▶ STATED PROBLEM
Copy out every line exactly, passing over the pictures.

▶ SOURCE MATERIAL
— START —
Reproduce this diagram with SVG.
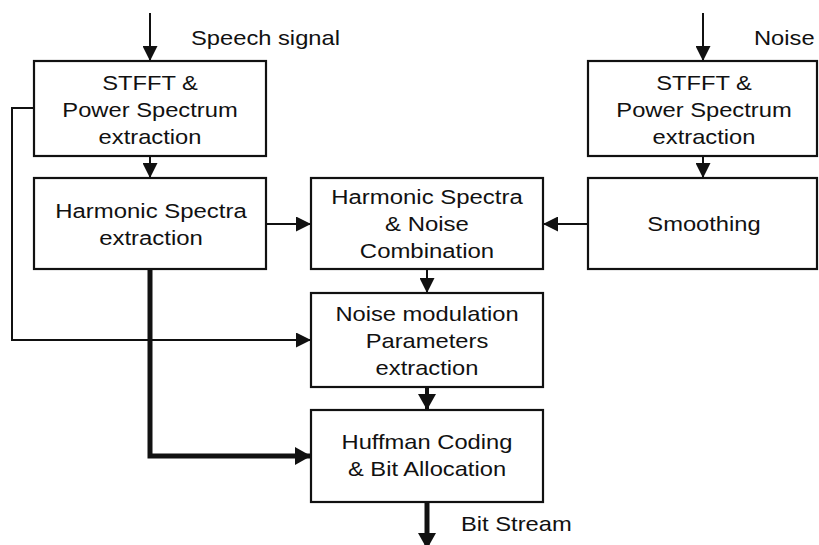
<svg xmlns="http://www.w3.org/2000/svg" width="819" height="545" viewBox="0 0 819 545">
  <style>
    .box { fill: #fff; stroke: #111; stroke-width: 2.2; }
    .t { font-family: "Liberation Sans", Arial, Helvetica, sans-serif; font-size: 21px; fill: #111; text-anchor: middle; }
    .ts { font-family: "Liberation Sans", Arial, Helvetica, sans-serif; font-size: 21px; fill: #111; text-anchor: start; }
    .c { fill: none; stroke: #111; stroke-width: 2; }
    .ck { fill: none; stroke: #111; stroke-width: 5; }
    .cm { fill: none; stroke: #111; stroke-width: 4; }
  </style>
  <defs>
    <marker id="ah" markerUnits="userSpaceOnUse" markerWidth="15" markerHeight="15" refX="15" refY="7.5" orient="auto" viewBox="0 0 15 15">
      <path d="M0,0 L15,7.5 L0,15 z" fill="#111"/>
    </marker>
    <marker id="ahL" markerUnits="userSpaceOnUse" markerWidth="16" markerHeight="18" refX="16" refY="9" orient="auto" viewBox="0 0 16 18">
      <path d="M0,0 L16,9 L0,18 z" fill="#111"/>
    </marker>
  </defs>
  <rect width="819" height="545" fill="#fff"/>

  <g id="connectors">
    <line class="c" x1="150" y1="13" x2="150" y2="61" marker-end="url(#ah)"/>
    <line class="c" x1="703" y1="13" x2="703" y2="61" marker-end="url(#ah)"/>
    <line class="c" x1="150" y1="156" x2="150" y2="178" marker-end="url(#ah)"/>
    <line class="c" x1="703" y1="156" x2="703" y2="178" marker-end="url(#ah)"/>
    <line class="c" x1="266" y1="224" x2="311" y2="224" marker-end="url(#ah)"/>
    <line class="c" x1="588" y1="224" x2="543" y2="224" marker-end="url(#ah)"/>
    <line class="c" x1="427" y1="269" x2="427" y2="293" marker-end="url(#ah)"/>
    <polyline class="c" points="34,108 12,108 12,340 311,340" marker-end="url(#ah)"/>
    <polyline class="ck" points="150,269 150,456 311,456" marker-end="url(#ahL)"/>
    <line class="cm" x1="427" y1="387" x2="427" y2="410" marker-end="url(#ahL)"/>
    <line class="ck" x1="427" y1="502" x2="427" y2="549" marker-end="url(#ahL)"/>
  </g>

  <g id="label-speech">
    <g transform="translate(191,0) scale(1.13,1)"><text class="ts" x="0" y="45">Speech signal</text></g>
  </g>
  <g id="label-noise">
    <g transform="translate(754,0) scale(1.13,1)"><text class="ts" x="0" y="45">Noise</text></g>
  </g>
  <g id="label-bitstream">
    <g transform="translate(461,0) scale(1.13,1)"><text class="ts" x="0" y="531">Bit Stream</text></g>
  </g>

  <g id="stfft-speech">
    <rect class="box" x="34" y="61" width="232" height="95"/>
    <g transform="translate(150,0) scale(1.13,1)">
      <text class="t" x="0" y="90">STFFT &amp;</text>
      <text class="t" x="0" y="117">Power Spectrum</text>
      <text class="t" x="0" y="144">extraction</text>
    </g>
  </g>

  <g id="harmonic-extraction">
    <rect class="box" x="34" y="178" width="232" height="91"/>
    <g transform="translate(151,0) scale(1.14,1)">
      <text class="t" x="0" y="218">Harmonic Spectra</text>
      <text class="t" x="0" y="245">extraction</text>
    </g>
  </g>

  <g id="combination">
    <rect class="box" x="311" y="178" width="232" height="91"/>
    <g transform="translate(427,0) scale(1.14,1)">
      <text class="t" x="0" y="204">Harmonic Spectra</text>
      <text class="t" x="0" y="231">&amp; Noise</text>
      <text class="t" x="0" y="258">Combination</text>
    </g>
  </g>

  <g id="stfft-noise">
    <rect class="box" x="588" y="61" width="229" height="95"/>
    <g transform="translate(704,0) scale(1.13,1)">
      <text class="t" x="0" y="90">STFFT &amp;</text>
      <text class="t" x="0" y="117">Power Spectrum</text>
      <text class="t" x="0" y="144">extraction</text>
    </g>
  </g>

  <g id="smoothing">
    <rect class="box" x="588" y="178" width="229" height="91"/>
    <g transform="translate(704,0) scale(1.13,1)">
      <text class="t" x="0" y="231">Smoothing</text>
    </g>
  </g>

  <g id="noise-modulation">
    <rect class="box" x="311" y="293" width="232" height="94"/>
    <g transform="translate(427,0) scale(1.13,1)">
      <text class="t" x="0" y="321">Noise modulation</text>
      <text class="t" x="0" y="348">Parameters</text>
      <text class="t" x="0" y="375">extraction</text>
    </g>
  </g>

  <g id="huffman">
    <rect class="box" x="311" y="410" width="232" height="92"/>
    <g transform="translate(427,0) scale(1.13,1)">
      <text class="t" x="0" y="449">Huffman Coding</text>
      <text class="t" x="0" y="476">&amp; Bit Allocation</text>
    </g>
  </g>
</svg>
— END —
▶ SOLUTION TO THIS TASK
Reproduce this diagram with SVG.
<svg xmlns="http://www.w3.org/2000/svg" width="819" height="545" viewBox="0 0 819 545">
  <style>
    .box { fill: #fff; stroke: #111; stroke-width: 2.2; }
    .t { font-family: "Liberation Sans", Arial, Helvetica, sans-serif; font-size: 21px; fill: #111; text-anchor: middle; }
    .ts { font-family: "Liberation Sans", Arial, Helvetica, sans-serif; font-size: 21px; fill: #111; text-anchor: start; }
    .c { fill: none; stroke: #111; stroke-width: 2; }
    .ck { fill: none; stroke: #111; stroke-width: 5; }
    .cm { fill: none; stroke: #111; stroke-width: 4; }
  </style>
  <defs>
    <marker id="ah" markerUnits="userSpaceOnUse" markerWidth="15" markerHeight="15" refX="15" refY="7.5" orient="auto" viewBox="0 0 15 15">
      <path d="M0,0 L15,7.5 L0,15 z" fill="#111"/>
    </marker>
    <marker id="ahL" markerUnits="userSpaceOnUse" markerWidth="16" markerHeight="18" refX="16" refY="9" orient="auto" viewBox="0 0 16 18">
      <path d="M0,0 L16,9 L0,18 z" fill="#111"/>
    </marker>
  </defs>
  <rect width="819" height="545" fill="#fff"/>

  <g id="connectors">
    <line class="c" x1="150" y1="13" x2="150" y2="61" marker-end="url(#ah)"/>
    <line class="c" x1="703" y1="13" x2="703" y2="61" marker-end="url(#ah)"/>
    <line class="c" x1="150" y1="156" x2="150" y2="178" marker-end="url(#ah)"/>
    <line class="c" x1="703" y1="156" x2="703" y2="178" marker-end="url(#ah)"/>
    <line class="c" x1="266" y1="224" x2="311" y2="224" marker-end="url(#ah)"/>
    <line class="c" x1="588" y1="224" x2="543" y2="224" marker-end="url(#ah)"/>
    <line class="c" x1="427" y1="269" x2="427" y2="293" marker-end="url(#ah)"/>
    <polyline class="c" points="34,108 12,108 12,340 311,340" marker-end="url(#ah)"/>
    <polyline class="ck" points="150,269 150,456 311,456" marker-end="url(#ahL)"/>
    <line class="cm" x1="427" y1="387" x2="427" y2="410" marker-end="url(#ahL)"/>
    <line class="ck" x1="427" y1="502" x2="427" y2="549" marker-end="url(#ahL)"/>
  </g>

  <g id="label-speech">
    <g transform="translate(191,0) scale(1.13,1)"><text class="ts" x="0" y="45">Speech signal</text></g>
  </g>
  <g id="label-noise">
    <g transform="translate(754,0) scale(1.13,1)"><text class="ts" x="0" y="45">Noise</text></g>
  </g>
  <g id="label-bitstream">
    <g transform="translate(461,0) scale(1.13,1)"><text class="ts" x="0" y="531">Bit Stream</text></g>
  </g>

  <g id="stfft-speech">
    <rect class="box" x="34" y="61" width="232" height="95"/>
    <g transform="translate(150,0) scale(1.13,1)">
      <text class="t" x="0" y="90">STFFT &amp;</text>
      <text class="t" x="0" y="117">Power Spectrum</text>
      <text class="t" x="0" y="144">extraction</text>
    </g>
  </g>

  <g id="harmonic-extraction">
    <rect class="box" x="34" y="178" width="232" height="91"/>
    <g transform="translate(151,0) scale(1.14,1)">
      <text class="t" x="0" y="218">Harmonic Spectra</text>
      <text class="t" x="0" y="245">extraction</text>
    </g>
  </g>

  <g id="combination">
    <rect class="box" x="311" y="178" width="232" height="91"/>
    <g transform="translate(427,0) scale(1.14,1)">
      <text class="t" x="0" y="204">Harmonic Spectra</text>
      <text class="t" x="0" y="231">&amp; Noise</text>
      <text class="t" x="0" y="258">Combination</text>
    </g>
  </g>

  <g id="stfft-noise">
    <rect class="box" x="588" y="61" width="229" height="95"/>
    <g transform="translate(704,0) scale(1.13,1)">
      <text class="t" x="0" y="90">STFFT &amp;</text>
      <text class="t" x="0" y="117">Power Spectrum</text>
      <text class="t" x="0" y="144">extraction</text>
    </g>
  </g>

  <g id="smoothing">
    <rect class="box" x="588" y="178" width="229" height="91"/>
    <g transform="translate(704,0) scale(1.13,1)">
      <text class="t" x="0" y="231">Smoothing</text>
    </g>
  </g>

  <g id="noise-modulation">
    <rect class="box" x="311" y="293" width="232" height="94"/>
    <g transform="translate(427,0) scale(1.13,1)">
      <text class="t" x="0" y="321">Noise modulation</text>
      <text class="t" x="0" y="348">Parameters</text>
      <text class="t" x="0" y="375">extraction</text>
    </g>
  </g>

  <g id="huffman">
    <rect class="box" x="311" y="410" width="232" height="92"/>
    <g transform="translate(427,0) scale(1.13,1)">
      <text class="t" x="0" y="449">Huffman Coding</text>
      <text class="t" x="0" y="476">&amp; Bit Allocation</text>
    </g>
  </g>
</svg>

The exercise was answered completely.